Insieme a queste osservazioni di metodo sulla limitata efficacia della repressione penale, non si possono ignorare diverse incongruenze emergenti dall’analisi della prevista norma sul femminicidio. Risulta evidente l’indeterminatezza della fattispecie, che non precisa cosa debba intendersi «reprimere la personalità della donna» o il generico riferimento alla «finalità di reprimere diritti o libertà».

Una simile previsione risulta in contrasto con la necessità che i comportamenti illeciti siano preventivamente determinati in modo puntuale così come prescrive non solo la nostra Costituzione, ma anche la Convenzione europea dei Diritti dell’uomo, vincolante anche per il nostro Paese.

Definizioni normative non puntuali consentono al giudice ampi spazi interpretativi con delega a riempirli con valutazioni che necessariamente saranno stimolate dalle personali visioni etiche e sociali dell’interprete, con buona pace della chiarezza e la prevedibilità del fatto che l’imputato è chiamato a rispondere.

La previsione normativa della nuova fattispecie suggerisce inoltre un dubbio di contrasto con il principio costituzionale di uguaglianza, in quanto, in modo del tutto irragionevole, l’omicidio di un uomo non sarebbe punito anche qualora le ipotesi di discriminazione, odio o repressione fossero caratterizzati dal fatto di essere maschio.

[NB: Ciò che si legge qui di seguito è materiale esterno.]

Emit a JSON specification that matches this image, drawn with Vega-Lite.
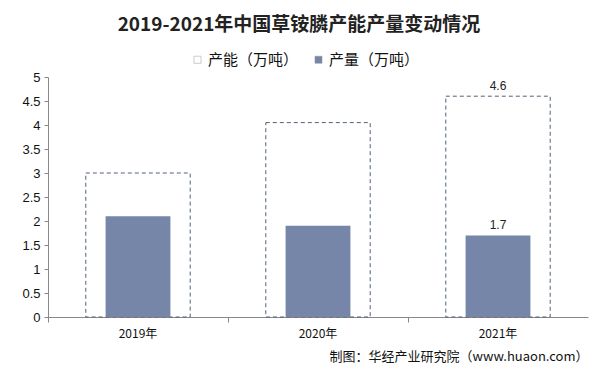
{
  "$schema": "https://vega.github.io/schema/vega-lite/v6.json",
  "width": 540,
  "height": 240,
  "autosize": {"type": "none"},
  "padding": {"left": 48, "top": 77, "right": 10, "bottom": 56},
  "background": "white",
  "title": {
    "text": "2019-2021年中国草铵膦产能产量变动情况",
    "anchor": "middle",
    "font": "Noto Sans CJK SC",
    "fontSize": 19,
    "fontWeight": "bold",
    "color": "#222222",
    "offset": 17,
    "dx": -19
  },
  "data": {
    "values": [
      {"year": "2019年", "type": "产能（万吨）", "value": 3.0, "label": ""},
      {"year": "2020年", "type": "产能（万吨）", "value": 4.05, "label": ""},
      {"year": "2021年", "type": "产能（万吨）", "value": 4.6, "label": "4.6"},
      {"year": "2019年", "type": "产量（万吨）", "value": 2.1, "label": ""},
      {"year": "2020年", "type": "产量（万吨）", "value": 1.9, "label": ""},
      {"year": "2021年", "type": "产量（万吨）", "value": 1.7, "label": "1.7"}
    ]
  },
  "encoding": {
    "x": {
      "field": "year",
      "type": "nominal",
      "sort": null,
      "scale": {"paddingInner": 0, "paddingOuter": 0},
      "axis": {
        "title": "制图：华经产业研究院（www.huaon.com）",
        "titleAnchor": "end",
        "titleAlign": "right",
        "titleFont": "Noto Sans CJK SC",
        "titleFontSize": 13,
        "titleFontWeight": "normal",
        "titleColor": "#111111",
        "titlePadding": 11,
        "labelAngle": 0,
        "labelFont": "Noto Sans CJK SC",
        "labelFontSize": 12,
        "labelColor": "#111111",
        "labelPadding": 6,
        "bandPosition": 0,
        "tickSize": 5,
        "tickColor": "#888888",
        "domainColor": "#888888",
        "grid": false
      }
    },
    "y": {
      "field": "value",
      "type": "quantitative",
      "scale": {"domain": [0, 5], "nice": false},
      "axis": {
        "title": null,
        "values": [0, 0.5, 1, 1.5, 2, 2.5, 3, 3.5, 4, 4.5, 5],
        "format": "~g",
        "labelFont": "Liberation Sans",
        "labelFontSize": 13,
        "labelColor": "#111111",
        "tickSize": 4,
        "tickColor": "#888888",
        "domainColor": "#888888",
        "labelPadding": 4,
        "grid": false
      }
    }
  },
  "layer": [
    {
      "transform": [{"filter": "datum.type === '产能（万吨）'"}],
      "mark": {"type": "bar", "width": {"band": 0.58}, "stroke": "#4F6178", "strokeWidth": 1, "strokeDash": [4, 3]},
      "encoding": {
        "fill": {
          "field": "type",
          "type": "nominal",
          "scale": {"domain": ["产能（万吨）", "产量（万吨）"], "range": ["#ffffff", "#7586A8"]},
          "legend": {
            "title": null,
            "orient": "none",
            "direction": "horizontal",
            "legendX": 142,
            "legendY": -25,
            "symbolType": "square",
            "symbolSize": 50,
            "symbolStrokeColor": "#999999",
            "symbolStrokeWidth": 0.5,
            "labelFont": "Noto Sans CJK SC",
            "labelFontSize": 15,
            "labelColor": "#111111",
            "columnPadding": 12,
            "labelOffset": 3
          }
        }
      }
    },
    {
      "transform": [{"filter": "datum.type === '产量（万吨）'"}],
      "mark": {"type": "bar", "width": {"band": 0.36}},
      "encoding": {
        "fill": {"field": "type", "type": "nominal"}
      }
    },
    {
      "transform": [{"filter": "datum.label !== ''"}],
      "mark": {"type": "text", "dy": -10, "font": "Liberation Sans", "fontSize": 12, "color": "#222222"},
      "encoding": {
        "text": {"field": "label"}
      }
    }
  ],
  "config": {
    "view": {"stroke": null}
  }
}
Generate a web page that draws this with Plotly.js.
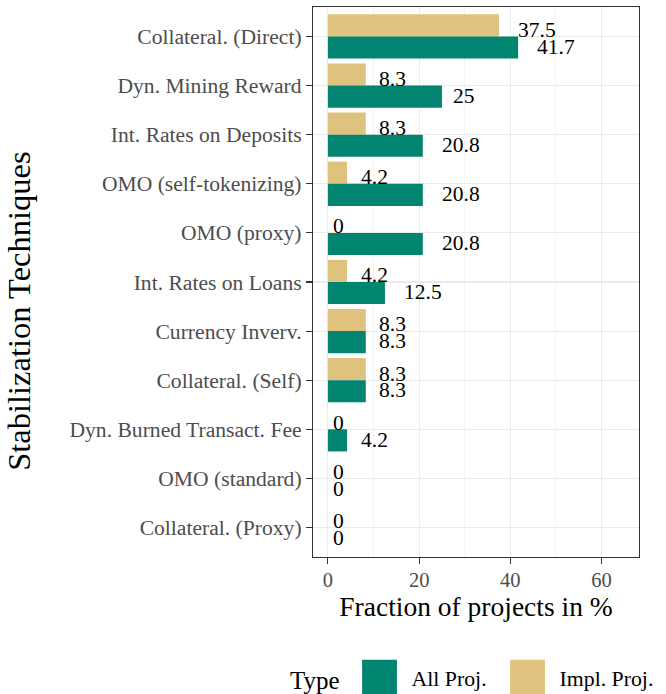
<!DOCTYPE html>
<html>
<head>
<meta charset="utf-8">
<script src="https://cdn.plot.ly/plotly-3.0.1.min.js"></script>
<style>html,body{margin:0;padding:0;background:#fff;}</style>
</head>
<body>
<div id="chart" style="width:666px;height:694px;"></div>
<script>
// Categories, top to bottom
const categories = [
  "Collateral. (Direct)",
  "Dyn. Mining Reward",
  "Int. Rates on Deposits",
  "OMO (self-tokenizing)",
  "OMO (proxy)",
  "Int. Rates on Loans",
  "Currency Inverv.",
  "Collateral. (Self)",
  "Dyn. Burned Transact. Fee",
  "OMO (standard)",
  "Collateral. (Proxy)"
];
const allProj  = [41.7, 25, 20.8, 20.8, 20.8, 12.5, 8.3, 8.3, 4.2, 0, 0];
const implProj = [37.5, 8.3, 8.3, 4.2, 0, 4.2, 8.3, 8.3, 0, 0, 0];
const seriesNames = ["All Proj.", "Impl. Proj."];
const seriesColors = ["#018571", "#DFC27D"];
const xTicks = [0, 20, 40, 60];

const SERIF = '"Liberation Serif", "Times New Roman", serif';
const LABEL_SIZE = 21.5;

const canvas = document.createElement('canvas');
const ctx = canvas.getContext('2d');
ctx.font = LABEL_SIZE + 'px "Liberation Serif"';
function halfWidth(s){ return ctx.measureText(s).width / 2; }

const traces = [
  { type: 'bar', orientation: 'h', name: seriesNames[1], x: implProj, y: categories,
    marker: {color: seriesColors[1]}, hoverinfo: 'x+y+name', legendrank: 2, legendwidth: 96 },
  { type: 'bar', orientation: 'h', name: seriesNames[0], x: allProj, y: categories,
    marker: {color: seriesColors[0]}, hoverinfo: 'x+y+name', legendrank: 1, legendwidth: 79 }
];

const annotations = [];
const dodge = 0.1875;
categories.forEach((c, i) => {
  [[implProj, -dodge, -2.5], [allProj, dodge, -1]].forEach(([arr, off, ys]) => {
    const t = String(arr[i]);
    annotations.push({
      x: arr[i], y: i + off, xref: 'x', yref: 'y', text: t, showarrow: false,
      xanchor: 'left', yanchor: 'middle', xshift: halfWidth(t) - 2, yshift: ys,
      font: {family: SERIF, size: LABEL_SIZE, color: '#000'}
    });
  });
});
annotations.push({
  text: 'Stabilization Techniques', textangle: -90, showarrow: false,
  xref: 'paper', yref: 'paper', x: -0.9, y: 0.447, xanchor: 'center', yanchor: 'middle',
  font: {family: SERIF, size: 32.5, color: '#000'}
});

const layout = {
  width: 666, height: 694,
  margin: {l: 313, r: 27, t: 7, b: 137, autoexpand: false},
  paper_bgcolor: '#fff', plot_bgcolor: '#fff',
  barmode: 'group', bargap: 0.1, bargroupgap: 0,
  font: {family: SERIF},
  xaxis: {
    range: [-3.27, 68.2], tickmode: 'array', tickvals: xTicks,
    ticks: 'outside', ticklen: 6, tickwidth: 1.1, tickcolor: '#333',
    ticklabelstandoff: -2,
    tickfont: {family: SERIF, size: 20.5, color: '#4d4d4d'},
    showgrid: true, gridcolor: '#ebebeb', gridwidth: 1.1, zeroline: false,
    minor: {dtick: 10, tick0: 0, showgrid: true, gridcolor: '#ebebeb', gridwidth: 0.55, ticks: ''},
    showline: true, mirror: true, linecolor: '#333', linewidth: 1.1,
    title: {text: 'Fraction of projects in %', font: {family: SERIF, size: 27.5, color: '#000'}, standoff: 6}
  },
  yaxis: {
    type: 'category', categoryorder: 'array', categoryarray: categories,
    range: [10.6, -0.6],
    ticks: 'outside', ticklen: 6, tickwidth: 1.1, tickcolor: '#333',
    tickfont: {family: SERIF, size: 21.6, color: '#4d4d4d'},
    showgrid: true, gridcolor: '#ebebeb', gridwidth: 1.1, zeroline: false,
    showline: true, mirror: true, linecolor: '#333', linewidth: 1.1
  },
  showlegend: true,
  legend: {
    orientation: 'h', x: -0.077, xanchor: 'left', y: -0.22, yanchor: 'middle',
    title: {text: 'Type', side: 'left', font: {family: SERIF, size: 25, color: '#000'}},
    font: {family: SERIF, size: 21.8, color: '#000'},
    itemwidth: 54, bgcolor: 'rgba(0,0,0,0)'
  },
  annotations: annotations
};

Plotly.newPlot('chart', traces, layout, {displayModeBar: false, staticPlot: true}).then(gd => {
  gd.querySelectorAll('.legend .legendpoints path').forEach(p => {
    const tr = p.getAttribute('transform') || '';
    p.setAttribute('transform', tr + ' scale(2.9)');
  });
});
</script>
</body>
</html>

Dubbi di reale efficacia degli strumenti penali, ipotesi di reato già punite, inappropriata definizione del fatto punibile fanno pensare a un mero manifesto diretto a stimolare facile consenso piuttosto che uno strumento per il raggiungimento degli effetti pubblicamente indicati.

Forse i condivisibili obiettivi di tutela sarebbero meglio raggiungibili con interventi culturali, di educazione e di supporto, ogni qual volta si evidenzino inaccettabili visioni di possesso e di mancata accettazione di diversità emozionali e personali da tempo presenti nell’evoluzione della nostra società. Per la tutela delle donne, le norme già vigenti sono sufficienti e non appaiono necessari impropri spot, ma interventi di ben più ampia profondità, con il supporto di istituzioni e finanze pubbliche.